New architecture prevents information loss in deep networks, boosting reasoning scores while cutting power.
The Kimi Team has unveiled a breakthrough AI architecture called Attention Residuals that fundamentally addresses the persistent problem of 'AI amnesia' in deep neural networks. Traditional large language models stack hundreds of layers, forcing data through a rigid pipeline where original context gets buried and lost as information is compressed into a single state. This new architecture introduces a dynamic retrieval system where each individual layer can actively look back and selectively pull relevant information from any preceding layer, preventing the degradation of key details during multi-step reasoning tasks.
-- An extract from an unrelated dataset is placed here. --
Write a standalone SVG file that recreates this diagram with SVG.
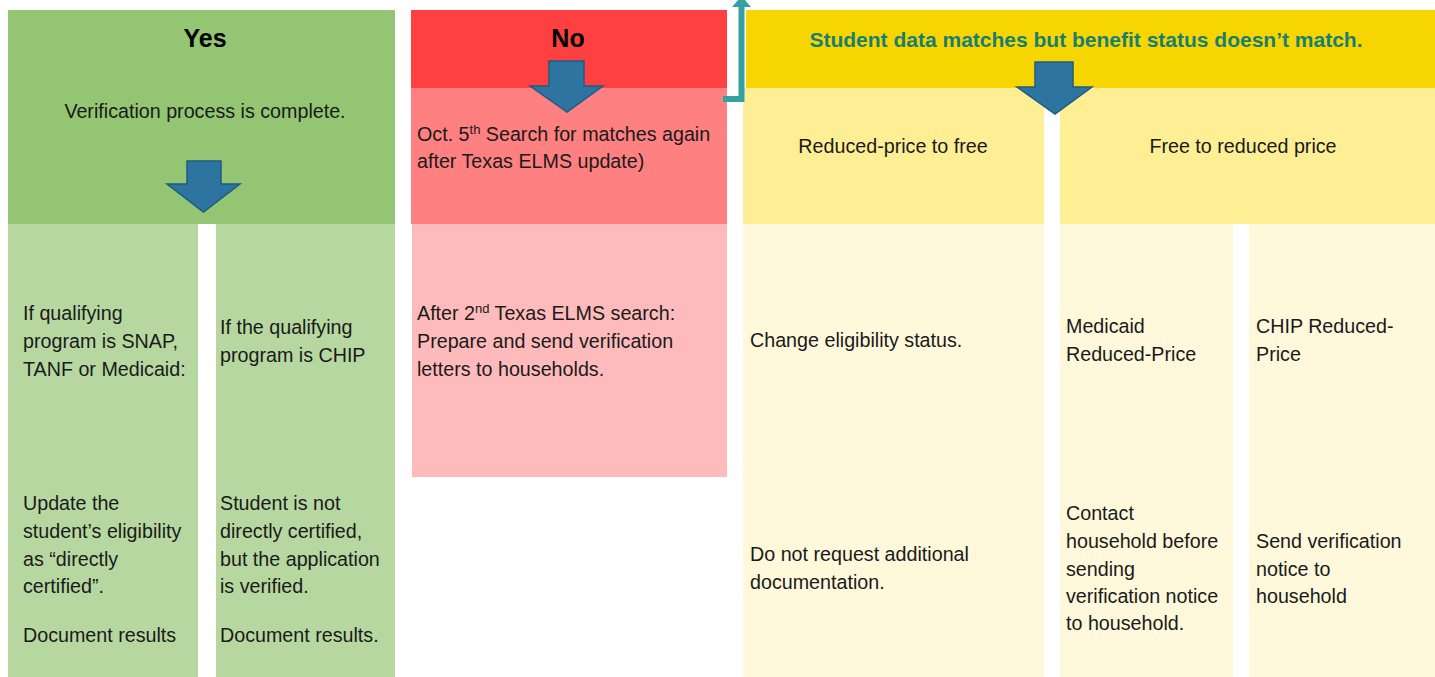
<svg xmlns="http://www.w3.org/2000/svg" width="1435" height="677" viewBox="0 0 1435 677">
<style>
  text { font-family: "Liberation Sans", Arial, sans-serif; fill: #1a1a1a; }
  .b { font-size: 19.7px; }
  .h { font-size: 25px; font-weight: bold; fill: #000; }
  .ht { font-size: 21px; font-weight: bold; fill: #177F70; }
  .mid { text-anchor: middle; }
  .arrow { fill: #2E74A0; stroke: #1F5C82; stroke-width: 1.5; }
  .sup { font-size: 13px; }
</style>
<rect width="1435" height="677" fill="#ffffff"/>

<g id="yes">
  <rect x="8" y="10" width="387" height="214" fill="#93C572"/>
  <text class="h mid" x="205" y="47">Yes</text>
  <text class="b mid" x="205" y="118">Verification process is complete.</text>
</g>
<g id="yes-snap">
  <rect x="8" y="224" width="190" height="453" fill="#B7D7A0"/>
  <text class="b" x="23" y="320">If qualifying</text>
  <text class="b" x="23" y="348">program is SNAP,</text>
  <text class="b" x="23" y="376">TANF or Medicaid:</text>
  <text class="b" x="23" y="510">Update the</text>
  <text class="b" x="23" y="538">student’s eligibility</text>
  <text class="b" x="23" y="566">as “directly</text>
  <text class="b" x="23" y="593">certified”.</text>
  <text class="b" x="23" y="642">Document results</text>
</g>
<g id="yes-chip">
  <rect x="216" y="224" width="179" height="453" fill="#B7D7A0"/>
  <text class="b" x="220" y="334">If the qualifying</text>
  <text class="b" x="220" y="362">program is CHIP</text>
  <text class="b" x="220" y="510">Student is not</text>
  <text class="b" x="220" y="538">directly certified,</text>
  <text class="b" x="220" y="566">but the application</text>
  <text class="b" x="220" y="593">is verified.</text>
  <text class="b" x="220" y="642">Document results.</text>
</g>

<g id="no">
  <rect x="411" y="10" width="316" height="78" fill="#FF4040"/>
  <text class="h mid" x="568" y="47">No</text>
</g>
<g id="no-search">
  <rect x="411" y="88" width="316" height="136" fill="#FF8080"/>
  <text class="b" x="417" y="141">Oct. 5<tspan class="sup" dy="-7">th</tspan><tspan dy="7"> Search for matches again</tspan></text>
  <text class="b" x="417" y="168">after Texas ELMS update)</text>
</g>
<g id="no-letters">
  <rect x="412" y="224" width="315" height="253" fill="#FFBBBB"/>
  <text class="b" x="417" y="320">After 2<tspan class="sup" dy="-7">nd</tspan><tspan dy="7"> Texas ELMS search:</tspan></text>
  <text class="b" x="417" y="348">Prepare and send verification</text>
  <text class="b" x="417" y="376">letters to households.</text>
</g>

<g id="mismatch">
  <rect x="746" y="10" width="689" height="78" fill="#F7D500"/>
  <text class="ht mid" x="1086" y="47">Student data matches but benefit status doesn’t match.</text>
</g>
<g id="reduced-to-free">
  <rect x="743" y="88" width="301" height="136" fill="#FEEF94"/>
  <text class="b mid" x="893" y="153">Reduced-price to free</text>
</g>
<g id="free-to-reduced">
  <rect x="1060" y="88" width="375" height="136" fill="#FEEF94"/>
  <text class="b mid" x="1243" y="153">Free to reduced price</text>
</g>
<g id="change-status">
  <rect x="743" y="224" width="301" height="453" fill="#FFF8DA"/>
  <text class="b" x="750" y="347">Change eligibility status.</text>
  <text class="b" x="750" y="561">Do not request additional</text>
  <text class="b" x="750" y="589">documentation.</text>
</g>
<g id="medicaid-reduced">
  <rect x="1060" y="224" width="173" height="453" fill="#FFF8DA"/>
  <text class="b" x="1066" y="333">Medicaid</text>
  <text class="b" x="1066" y="361">Reduced-Price</text>
  <text class="b" x="1066" y="520">Contact</text>
  <text class="b" x="1066" y="548">household before</text>
  <text class="b" x="1066" y="576">sending</text>
  <text class="b" x="1066" y="603">verification notice</text>
  <text class="b" x="1066" y="630">to household.</text>
</g>
<g id="chip-reduced">
  <rect x="1249" y="224" width="186" height="453" fill="#FFF8DA"/>
  <text class="b" x="1256" y="333">CHIP Reduced-</text>
  <text class="b" x="1256" y="361">Price</text>
  <text class="b" x="1256" y="548">Send verification</text>
  <text class="b" x="1256" y="576">notice to</text>
  <text class="b" x="1256" y="603">household</text>
</g>

<g id="connectors">
  <polygon class="arrow" points="187,161 221,161 221,184 240,184 203.5,212 167,184 187,184"/>
  <polygon class="arrow" points="549,61 584,61 584,86 603,86 567,112 530,86 549,86"/>
  <polygon class="arrow" points="1035,62 1073,62 1073,87 1092,87 1055,114 1017,87 1035,87"/>
  <polyline points="723,99 741.5,99 741.5,6" fill="none" stroke="#34A0A0" stroke-width="6"/>
  <polygon points="732,7 751,7 741.5,-4" fill="#34A0A0"/>
</g>
</svg>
To overcome the immense computational overhead of allowing every layer to query every past layer—which would overwhelm GPU memory and data center bandwidth—the researchers developed 'Block Attention Residuals.' This technique groups layers into distinct blocks, keeping intensive data retrieval local to hardware while passing only condensed summaries between servers. This maintains both the model's logical depth and hardware efficiency. The result is a system that demonstrates unprecedented performance gains, with models scoring significantly higher on rigorous benchmarks like GPQA-Diamond and MMLU while using 1.25 times less computing power for training.
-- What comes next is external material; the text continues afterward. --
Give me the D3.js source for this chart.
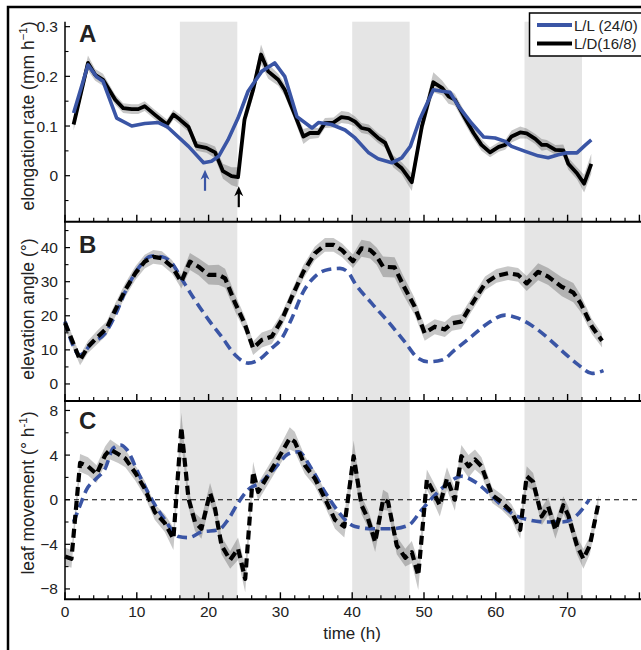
<!DOCTYPE html>
<html><head><meta charset="utf-8">
<script src="https://cdn.jsdelivr.net/npm/d3@7"></script>
<style>body{margin:0;background:#fff}svg{display:block;font-family:"Liberation Sans",Arial,Helvetica,sans-serif}</style>
</head><body><svg id="c" width="641" height="650"></svg>
<script>
// ---- data ----
const darkPeriods = [[16,24],[40,48],[64,72]];
const xTickLabels = [0,10,20,30,40,50,60,70];
const seriesNames = ["L/L (24/0)","L/D(16/8)"];

// Panel A: elongation rate (mm h-1)
const ldTimeA = [1.2,3.2,4.2,5.3,7,8.1,9.3,10.2,11.1,12.5,14.2,15.1,16,17.2,18.3,19.7,20.9,22,23.2,24.1,25,26.2,27.3,28.3,29.7,30.6,32,33.2,34.1,35.3,36.2,37.4,38.5,39.5,40.4,41.3,42.3,43.6,44.6,45.7,46.9,48.3,49.7,51.3,52.5,53.4,54.3,55.7,56.9,58,59.2,60.4,61.3,62.2,63.4,64.3,65.5,66.4,67.1,68.3,69.4,70.1,71.3,72.3,73.3];
const ldRateA = [0.103,0.227,0.203,0.193,0.153,0.136,0.134,0.134,0.14,0.123,0.103,0.123,0.113,0.098,0.06,0.056,0.047,0.009,-0.001,-0.003,0.113,0.173,0.244,0.21,0.193,0.173,0.123,0.079,0.086,0.086,0.106,0.107,0.118,0.116,0.109,0.096,0.093,0.076,0.066,0.029,0.015,-0.013,0.099,0.188,0.177,0.16,0.153,0.116,0.086,0.062,0.047,0.058,0.062,0.079,0.087,0.085,0.074,0.062,0.062,0.052,0.051,0.024,0.005,-0.016,0.024];
const ldErrA = [0.012,0.015,0.012,0.012,0.01,0.01,0.01,0.01,0.01,0.01,0.01,0.01,0.01,0.01,0.01,0.01,0.012,0.015,0.018,0.02,0.015,0.015,0.02,0.015,0.012,0.012,0.012,0.015,0.012,0.01,0.01,0.01,0.012,0.012,0.01,0.01,0.01,0.01,0.01,0.012,0.012,0.018,0.015,0.02,0.015,0.015,0.012,0.012,0.012,0.012,0.01,0.01,0.01,0.012,0.012,0.01,0.01,0.012,0.01,0.01,0.012,0.012,0.012,0.018,0.02];
const llTimeA = [1.2,3.2,4.4,5.3,7.2,9.3,11.1,13,14.2,17.2,19.3,20.4,21.4,22.7,24.1,25.5,27.4,29.2,30.6,32.3,34.4,35.3,37.1,39,40.4,42.3,43.6,45.5,46.9,48.1,49.4,51.3,52.5,53.6,54.8,56.6,58.3,59.9,61.3,62.2,64.1,65.9,67.3,68.7,69.9,71.3,72.5,73.3];
const llRateA = [0.126,0.223,0.199,0.19,0.116,0.1,0.105,0.107,0.099,0.059,0.026,0.029,0.039,0.072,0.116,0.17,0.21,0.227,0.2,0.119,0.096,0.107,0.103,0.092,0.076,0.046,0.034,0.026,0.036,0.059,0.113,0.173,0.17,0.168,0.14,0.106,0.078,0.076,0.069,0.059,0.049,0.04,0.036,0.042,0.046,0.046,0.062,0.072];
const minimaA = [{t:19.5, v:0.026, series:0},{t:24.2, v:-0.003, series:1}];

// Panel B: elevation angle (deg)
const ldTimeB = [0,2.1,3.2,4.6,5.8,7,8.4,9.8,11.1,12.3,13.5,14.9,16.2,17.4,18.6,20,21.4,22.3,23.7,25,26.2,27.4,28.8,30.2,31.6,33.2,34.8,36.2,37.4,38.6,40.1,41.3,42.5,43.4,44.3,45.9,47.1,48.7,50.1,51.5,52.9,53.9,55.2,56.6,58.5,60.1,61.7,63.1,64.3,65.9,67.3,69.2,70.8,71.8,73.4,74.8];
const ldAngleB = [17.9,7.0,10.9,13.9,16.3,21.7,27.6,32.5,35.9,37.3,36.9,34.4,30.0,35.9,34.4,32,32,31,23.7,17.8,10.5,12.9,13.9,18.8,25.6,32.9,38.3,40.8,40.8,39.2,36.0,39.8,39.3,37.5,34.4,34.2,29,22.7,14.9,16.8,16.0,17.8,18.3,23.2,29.5,31.7,32.5,32,29.5,32.9,31.5,28.5,26.8,23.7,16.8,12.7];
const ldErrB = [1.8,1.5,1.8,2,2,2,2,2,2,2,2,2,2,2.5,2.5,2.8,3,2.8,2.5,2.2,2,2.2,2.2,2,2,2,2,2,2,2,2,2.5,2.5,2.5,3,3,2.8,2.5,2.2,2.2,2.2,2.2,2.2,2,2,2,2,2,2.2,2.5,2.5,2.8,2.8,2.5,2.2,2];
const llTimeB = [0,2.1,3.7,5.6,7,8.4,10.2,12.1,13.5,14.9,16.2,18.1,20,21.8,23.7,25.5,26.9,28.8,30.2,31.6,33.2,34.8,36.7,38.3,39.5,40.4,42.7,45,47.3,49.2,50.6,52.5,54.3,56.6,58.9,61.3,63.1,64.9,67.3,69.6,71.5,73.4,75];
const llAngleB = [18.3,8.5,11.9,14.9,20.2,27.1,33.9,37.5,37.3,35.4,31,24.6,18.8,13.9,8.5,6.1,7.0,10.5,13.4,19.3,27.1,31.5,33.6,33.9,32.6,29.5,23.7,18.3,12.4,7.5,6.5,7.0,10,13.9,17.8,20.2,19.3,17.3,13.4,9.0,5.6,3.1,3.9];

// Panel C: leaf movement (deg h-1)
const ldTimeC = [0,0.9,2.1,3.2,4.4,5.6,6.3,7.4,8.4,9.8,11.1,12.5,13.9,15.1,16.2,17.2,18.1,19,20.2,20.9,21.8,23,24.1,25.1,26.2,26.9,28.3,29.7,31.3,32,33.4,34.8,36.2,37.6,38.9,40.2,41.3,42.2,43.2,44.3,45,46.2,47.4,48.3,49.2,50.4,51.3,52.2,53.2,54.3,55.2,56.2,57.1,58,59.5,60.8,62.2,63.4,64.3,65.2,66.4,67.3,68.3,69.4,70.1,71.3,72.2,73.1,74.3];
const ldMoveC = [-5.1,-5.3,3.3,3.0,2.3,4.0,4.5,4.1,3.7,2.4,1.0,-1.1,-2.1,-3.5,6.5,0.1,-2.0,-2.6,0.6,-0.8,-4.1,-5.4,-4.4,-7.1,2.5,0.7,2.2,3.7,5.5,5.2,3.1,1.9,0.1,-1.8,-2.4,3.9,-0.5,-1.7,-3.8,0,-0.2,-4.1,-5.2,-4.7,-6.8,1.8,0.7,-0.5,1.9,0,3.9,3.0,3.6,3.0,0.4,-0.2,-1.1,-2.7,2.1,1.6,-1.5,-0.6,-2.7,-0.5,-1.4,-4.1,-5.3,-4.1,-0.3];
const ldErrC = [0.8,0.8,0.8,0.8,0.8,0.8,0.9,0.8,0.8,0.7,0.7,0.7,0.8,1.0,1.3,0.8,0.8,0.9,0.9,0.8,0.8,0.8,1.0,1.2,0.9,0.8,0.8,0.8,1.0,0.9,0.8,0.7,0.7,0.8,1.0,1.4,0.8,0.8,0.9,0.9,0.8,0.8,0.8,1.0,1.3,0.9,0.9,1.0,1.0,1.0,1.0,1.0,0.9,0.8,0.7,0.7,0.7,0.8,0.9,0.8,0.8,0.8,0.8,0.8,0.8,0.8,0.9,0.8,0.7];
const llTimeC = [1.2,2.1,3,4.2,5.6,6.7,7.7,8.6,10.2,12.1,13.9,15.8,17.2,19,21.4,22.7,24.1,25.5,27.4,29.2,31.1,32.5,34.4,36.2,38.1,39.5,40.4,42.7,45.5,47.8,49.7,51.5,53.4,55.2,57.1,59,60.8,62.7,64.5,66.9,69.2,71.1,73];
const llMoveC = [-2.0,-0.5,0.9,1.8,2.8,4.6,4.9,4.5,2.4,0,-1.8,-3.3,-3.4,-2.9,-2.7,-1.8,-0.3,0.9,1.6,2.8,4.1,4.3,2.7,0.7,-1.1,-2.1,-2.4,-2.6,-2.6,-2.3,-0.9,0.4,1.5,2.1,1.6,0.6,-0.5,-1.4,-1.8,-2.0,-2.0,-1.5,0];

// ---- drawing ----
const svg = d3.select("#c");
const BLUE = "#3a55a5", SHADE = "#e5e5e5", BAND = "rgba(0,0,0,0.22)", TXT = "#222";
const x = d3.scaleLinear().domain([0,80]).range([65,639.4]);
const panels = [
  {key:"A", y:d3.scaleLinear().domain([-0.0926,0.31]).range([221.7,21.7]), major:[0,0.1,0.2,0.3], minor:[-0.05,0.05,0.15,0.25], fmt:d=>d===0?"0":d3.format(".1f")(d)},
  {key:"B", y:d3.scaleLinear().domain([-5,47.6]).range([401,221.7]), major:[0,10,20,30,40], minor:[5,15,25,35,45], fmt:d=>String(d)},
  {key:"C", y:d3.scaleLinear().domain([-8.93,8.85]).range([599.3,401]), major:[-8,-4,0,4,8], minor:[-6,-2,2,6], fmt:d=>d<0?"\u2212"+Math.abs(d):String(d)}
];

// shading
panels.forEach(p=>{
  const [y0,y1] = p.y.range();
  svg.append("g").selectAll("rect").data(darkPeriods).join("rect")
    .attr("x",d=>x(d[0])).attr("width",d=>x(d[1])-x(d[0]))
    .attr("y",y1).attr("height",y0-y1).attr("fill",SHADE);
});

function zip(ts, vs, es){ return ts.map((t,i)=>({t, v:vs[i], e: es? es[i]:0})); }
function band(p, data){
  svg.append("path").datum(data)
    .attr("d", d3.area().x(d=>x(d.t)).y0(d=>p.y(d.v-d.e)).y1(d=>p.y(d.v+d.e)))
    .attr("fill",BAND);
}
function line(p, data, color, width, dash, curve){
  svg.append("path").datum(data)
    .attr("d", d3.line().x(d=>x(d.t)).y(d=>p.y(d.v)).curve(curve||d3.curveLinear))
    .attr("fill","none").attr("stroke",color).attr("stroke-width",width)
    .attr("stroke-dasharray",dash||null).attr("stroke-linejoin","round");
}

// Panel A
const [pA,pB,pC] = panels;
band(pA, zip(ldTimeA, ldRateA, ldErrA));
line(pA, zip(ldTimeA, ldRateA), "#000", 3.8);
line(pA, zip(llTimeA, llRateA), BLUE, 3.6);

// arrows
minimaA.forEach(m=>{
  const cx = x(m.t), color = m.series===0?BLUE:"#000";
  const tip = m.series===0 ? pA.y(m.v)+7 : pA.y(m.v)+9;
  const g = svg.append("g");
  g.append("line").attr("x1",cx).attr("x2",cx).attr("y1",tip+4).attr("y2",tip+21)
    .attr("stroke",color).attr("stroke-width",2.2);
  g.append("path").attr("d",`M${cx},${tip} L${cx+4.5},${tip+10} L${cx},${tip+7} L${cx-4.5},${tip+10} Z`).attr("fill",color);
});

// Panel B
band(pB, zip(ldTimeB, ldAngleB, ldErrB));
line(pB, zip(llTimeB, llAngleB), BLUE, 3.6, "10,5.5", d3.curveMonotoneX);
line(pB, zip(ldTimeB, ldAngleB), "#000", 4.2, "9,5");

// Panel C
svg.append("line").attr("x1",65).attr("x2",639.4).attr("y1",pC.y(0)).attr("y2",pC.y(0))
  .attr("stroke","#000").attr("stroke-width",1.1).attr("stroke-dasharray","5,4");
band(pC, zip(ldTimeC, ldMoveC, ldErrC));
line(pC, zip(llTimeC, llMoveC), BLUE, 3.6, "10,5.5", d3.curveMonotoneX);
line(pC, zip(ldTimeC, ldMoveC), "#000", 4.2, "9,5");

// axes
const allMajorX = d3.range(0,81,10), allMinorX = d3.range(0,81,2).filter(d=>d%10!==0);
panels.forEach((p,i)=>{
  const yb = p.y.range()[0];
  const gx = svg.append("g");
  gx.selectAll(".mj").data(allMajorX).join("line").attr("x1",d=>x(d)).attr("x2",d=>x(d))
    .attr("y1",yb).attr("y2",yb-7).attr("stroke","#000").attr("stroke-width",1.4);
  gx.selectAll(".mn").data(allMinorX).join("line").attr("x1",d=>x(d)).attr("x2",d=>x(d))
    .attr("y1",yb).attr("y2",yb-4).attr("stroke","#000").attr("stroke-width",1.2);
  gx.append("line").attr("x1",64).attr("x2",641).attr("y1",yb).attr("y2",yb).attr("stroke","#000").attr("stroke-width",2);
  const gy = svg.append("g");
  gy.selectAll(".mj").data(p.major).join("line").attr("x1",65).attr("x2",70)
    .attr("y1",d=>p.y(d)).attr("y2",d=>p.y(d)).attr("stroke","#000").attr("stroke-width",1.2);
  gy.selectAll(".mn").data(p.minor).join("line").attr("x1",65).attr("x2",68.5)
    .attr("y1",d=>p.y(d)).attr("y2",d=>p.y(d)).attr("stroke","#000").attr("stroke-width",1.1);
  gy.selectAll("text").data(p.major).join("text").attr("x",58).attr("y",d=>p.y(d)+5.5)
    .attr("text-anchor","end").attr("font-size",15.5).attr("fill",TXT).text(p.fmt);
  svg.append("text").attr("x",79).attr("y",[42,253,429][i]).attr("font-size",24)
    .attr("font-weight","bold").attr("fill","#222").text(p.key);
});
svg.append("line").attr("x1",65).attr("x2",65).attr("y1",21.7).attr("y2",600).attr("stroke","#000").attr("stroke-width",1.5);

// x tick labels and title
svg.append("g").selectAll("text").data(xTickLabels).join("text")
  .attr("x",d=>x(d)).attr("y",617).attr("text-anchor","middle").attr("font-size",15.5).attr("fill",TXT).text(d=>d);
svg.append("text").attr("x",352).attr("y",639).attr("text-anchor","middle").attr("font-size",17).attr("fill",TXT).text("time (h)");

// y titles
function ytitle(cy, parts){
  const t = svg.append("text").attr("transform",`translate(34,${cy}) rotate(-90)`)
    .attr("text-anchor","middle").attr("font-size",17.5).attr("fill",TXT);
  parts.forEach(pp=>{
    const s = t.append("tspan").text(pp.s);
    if(pp.sup){ s.attr("font-size",11.5).attr("dy",-7); }
    if(pp.after){ s.attr("dy",7); }
  });
}
ytitle(116, [{s:"elongation rate (mm h"},{s:"\u22121",sup:true},{s:")",after:true}]);
ytitle(309, [{s:"elevation angle (\u00b0)"}]);
ytitle(493, [{s:"leaf movement (\u00b0 h"},{s:"-1",sup:true},{s:")",after:true}]);

// legend
const lg = svg.append("g");
lg.append("rect").attr("x",529.5).attr("y",13).attr("width",130).attr("height",43)
  .attr("fill","#fff").attr("stroke","#000").attr("stroke-width",1.5);
[BLUE,"#000"].forEach((c,i)=>{
  const yy = 25 + i*18.5;
  lg.append("line").attr("x1",537).attr("x2",572).attr("y1",yy).attr("y2",yy).attr("stroke",c).attr("stroke-width",3.8);
  lg.append("text").attr("x",574).attr("y",yy+5.5).attr("font-size",15).attr("fill",TXT).text(seriesNames[i]);
});

// frame
svg.append("path").attr("d","M8,652 L8,7 L645,7").attr("fill","none").attr("stroke","#000").attr("stroke-width",2.5);
</script></body></html>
This architectural shift represents a major leap toward AI 'neuroplasticity,' where networks can autonomously rewire their internal pathways based on context, much like the human brain. By solving the fundamental information flow problem that has limited deep learning models, Attention Residuals opens new possibilities for tackling highly complex, multi-step problems that require maintaining a clear train of thought across thousands of processing steps.
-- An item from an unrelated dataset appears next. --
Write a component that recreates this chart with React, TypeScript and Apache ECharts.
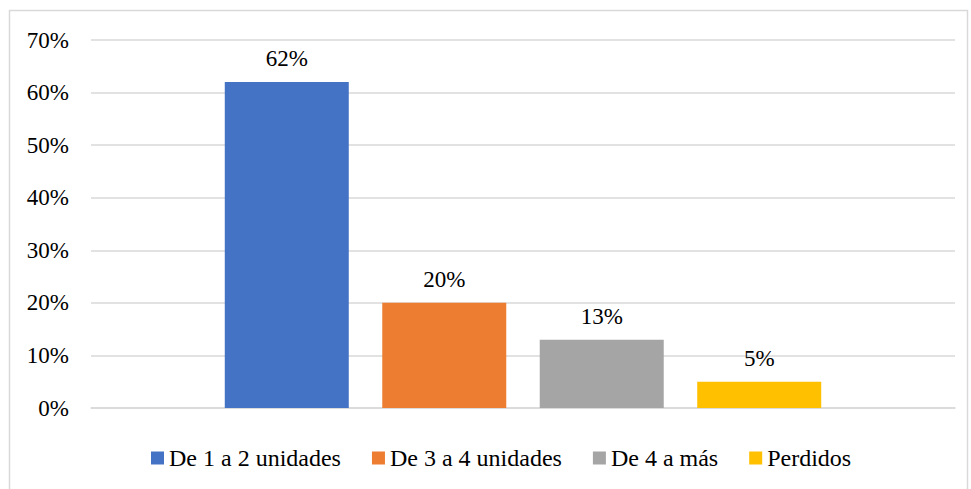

- Dynamically allows each layer to retrieve specific info from any previous layer, preventing context loss
- Uses 'Block Attention Residuals' to group layers, reducing GPU memory/bandwidth overload between servers
- Boosts scores on graduate-level benchmarks (GPQA-Diamond, MMLU) while using 1.25x less compute power
Why It Matters
Enables AI to handle vastly more complex, multi-step reasoning tasks efficiently, accelerating progress toward human-like problem-solving.